In the first session Delbanco and Katz raised the traditional defenses of the liberal arts that one could expect of those steeped in and defending that tradition.  By contrast the market trends folk were emphatic about the primacy of career considerations in pursuing your college education. A few of my tweeted notes and paraphrases suggests the contrast:

  • From Andrew Delbanco:  Education is in essence, an effort to resist death, to preserve knowledge and pass it on to our children.
  • From one of the second panelists:  We need to be relying on venture capitalists who can see 5 or 10 years in to the future to predict the kinds of skills and emphases we need to be giving students in their education.
  • From Mark Zandi:  The dollar value of higher education has declined even as the cost of higher education has skyrocketed
  • From Andrew Delbanco:  We’re not providing students the time to reflect, the time for contemplation to reflect on who you are
  • From Philip Gardner:  Internships are the most important thing students do in college.

It’s not that there’s anything specifically wrong with any of these proclamations;  it’s just the these folks aren’t really in conversation with each other and it seems to me that they don’t yet have a language where they can converse.

There was one point of commonality on which everyone seemed to agree, even in their different languages, and that was on the need for breadth and depth, that it is not enough to train narrowly for a specific field but that the creativity and innovation that would be required for successful career paths in the future required a combinations of the two.

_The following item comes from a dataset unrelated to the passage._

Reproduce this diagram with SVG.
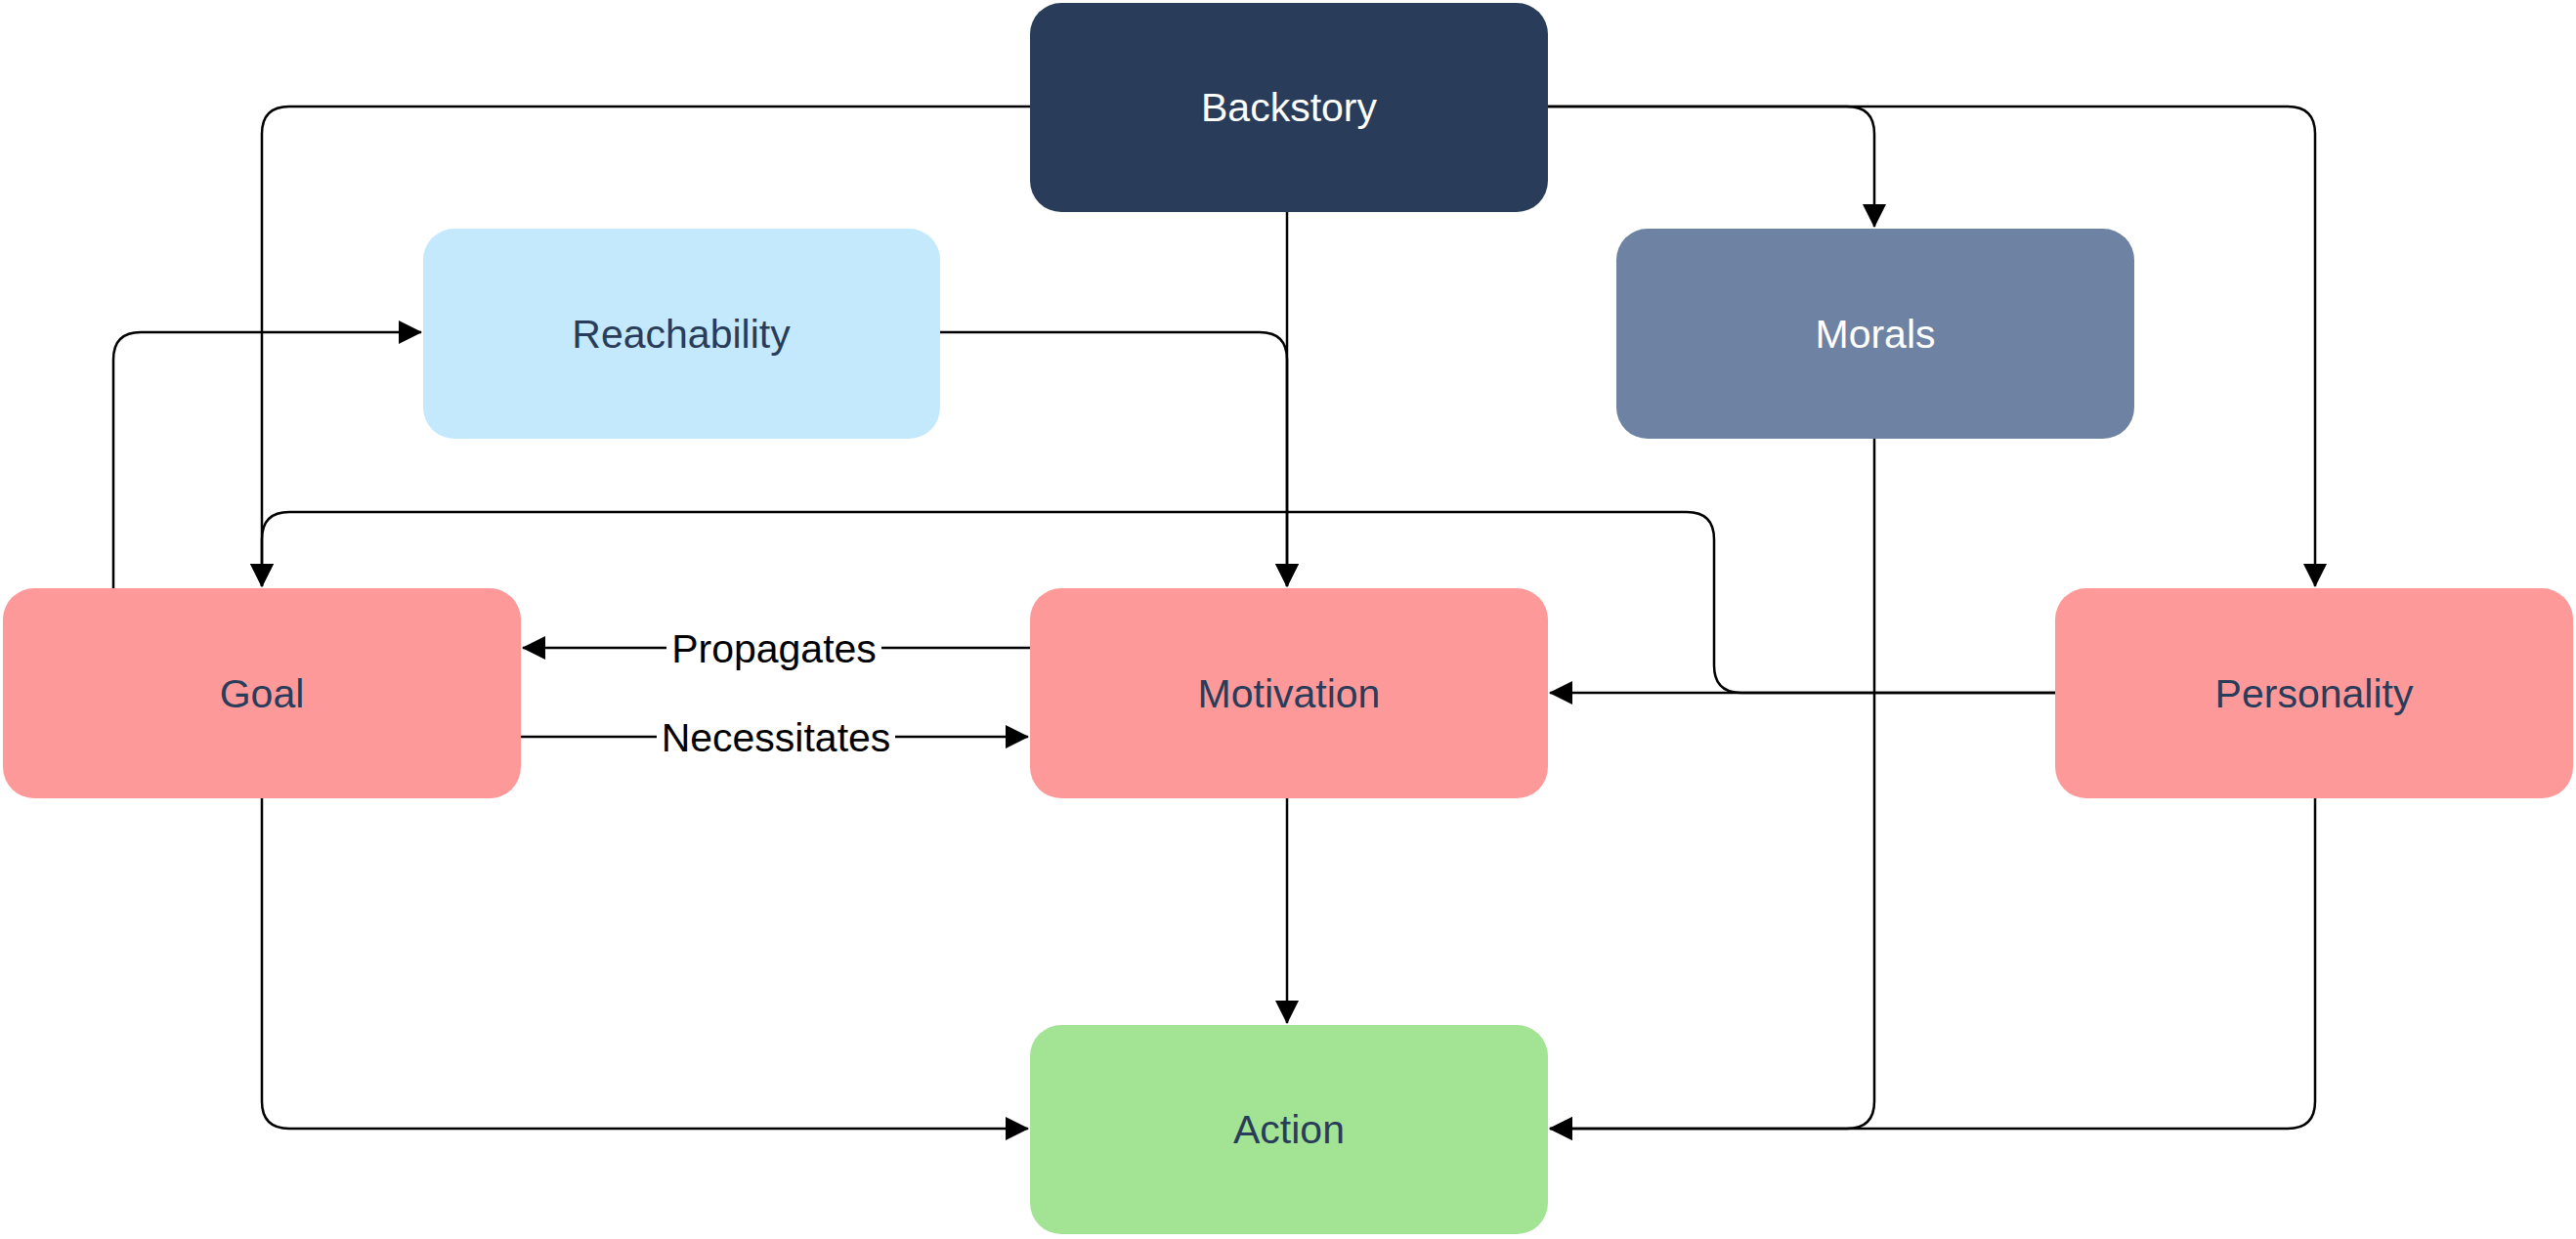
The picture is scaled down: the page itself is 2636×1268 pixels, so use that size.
<svg xmlns="http://www.w3.org/2000/svg" width="2636" height="1268" viewBox="0 0 2636 1268">
<defs>
<style>
.box{stroke:none}
.t{font-family:"Liberation Sans",Arial,sans-serif;font-size:41px;text-anchor:middle}
.dark{fill:#293d5a}
.light{fill:#ffffff}
.c{fill:none;stroke:#000;stroke-width:2.5}
.lbl{font-family:"Liberation Sans",Arial,sans-serif;font-size:41px;text-anchor:middle;fill:#000}
</style>
<marker id="ah" viewBox="0 0 24 24" markerWidth="24" markerHeight="24" refX="23" refY="12" orient="auto" markerUnits="userSpaceOnUse">
<path d="M0,0 L24,12 L0,24 Z" fill="#000"/>
</marker>
</defs>
<rect width="2636" height="1268" fill="#fff"/>
<g id="connectors">
<path class="c" d="M1054,109 H296 Q268,109 268,137 V600" marker-end="url(#ah)"/>
<path class="c" d="M1584,109 H1890 Q1918,109 1918,137 V232" marker-end="url(#ah)"/>
<path class="c" d="M1584,109 H2341 Q2369,109 2369,137 V600" marker-end="url(#ah)"/>
<path class="c" d="M1317,217 V600" marker-end="url(#ah)"/>
<path class="c" d="M962,340 H1289 Q1317,340 1317,368 V600" marker-end="url(#ah)"/>
<path class="c" d="M116,602 V368 Q116,340 144,340 H431" marker-end="url(#ah)"/>
<path class="c" d="M2103,709 H1782 Q1754,709 1754,681 V552 Q1754,524 1726,524 H296 Q268,524 268,552 V600" marker-end="url(#ah)"/>
<path class="c" d="M2103,709 H1586" marker-end="url(#ah)"/>
<path class="c" d="M1054,663 H535" marker-end="url(#ah)"/>
<path class="c" d="M533,754 H1052" marker-end="url(#ah)"/>
<path class="c" d="M268,817 V1127 Q268,1155 296,1155 H1052" marker-end="url(#ah)"/>
<path class="c" d="M1317,817 V1047" marker-end="url(#ah)"/>
<path class="c" d="M1918,449 V1127 Q1918,1155 1890,1155 H1586" marker-end="url(#ah)"/>
<path class="c" d="M2369,817 V1127 Q2369,1155 2341,1155 H1586" marker-end="url(#ah)"/>
<rect x="682" y="638" width="220" height="50" fill="#fff"/>
<text class="lbl" x="792" y="678">Propagates</text>
<rect x="672" y="729" width="244" height="50" fill="#fff"/>
<text class="lbl" x="794" y="769">Necessitates</text>
</g>
<g id="backstory">
<rect class="box" x="1054" y="3" width="530" height="214" rx="32" fill="#293d5a"/>
<text class="t light" x="1319" y="124">Backstory</text>
</g>
<g id="reachability">
<rect class="box" x="433" y="234" width="529" height="215" rx="32" fill="#c4e9fd"/>
<text class="t dark" x="697" y="356">Reachability</text>
</g>
<g id="morals">
<rect class="box" x="1654" y="234" width="530" height="215" rx="32" fill="#6e83a3"/>
<text class="t light" x="1919" y="356">Morals</text>
</g>
<g id="goal">
<rect class="box" x="3" y="602" width="530" height="215" rx="32" fill="#fe999a"/>
<text class="t dark" x="268" y="724">Goal</text>
</g>
<g id="motivation">
<rect class="box" x="1054" y="602" width="530" height="215" rx="32" fill="#fe999a"/>
<text class="t dark" x="1319" y="724">Motivation</text>
</g>
<g id="personality">
<rect class="box" x="2103" y="602" width="530" height="215" rx="32" fill="#fe999a"/>
<text class="t dark" x="2368" y="724">Personality</text>
</g>
<g id="action">
<rect class="box" x="1054" y="1049" width="530" height="214" rx="32" fill="#a2e494"/>
<text class="t dark" x="1319" y="1170">Action</text>
</g>
</svg>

  • From Stan Katz:  Provincialism is narrow specialization. Liberal arts creates generalists capable of engaging the larger world.
  • From Gardner:  In this day and age you must either be a liberally educated technical student, or a technically savvy liberal arts student, there is no middle ground.
  • Gardner: Innovation comes from thinking broadly, between functions rather than only in your particular role
  • Humphreys–Narrow Learning is not enough. It’s not a choice between tech ed and big issue ed. We must have both.

I thought the second panel was a little better on this than the representatives of the liberal arts, perhaps because the broad and deep model is still somewhat embodied in systems of general education that rely–in however wan and half-hearted a way in many professional and technical programs in university settings–on a liberal arts ethos.  Ironically, this problem is harder for the denizens of the liberal arts because we have to think through the question of what it might mean for our “deep education” in a liberal arts discipline to be come more deeply connected to the workplace.  What would it mean to develop a technically savvy graduate of a liberal arts program.  One solution would be to reimagine  the general education programs we have so that they had higher components of technological learning–and I think that’s something to consider.  Another possibility would be to think about how to transform our majors so that they insist on higher levels of technological competence as that is appropriate to our changing fields, as well as deeper levels of engagement with the translation and transition of skills from the academy to the marketplace.

And I think that’s something to consider as well.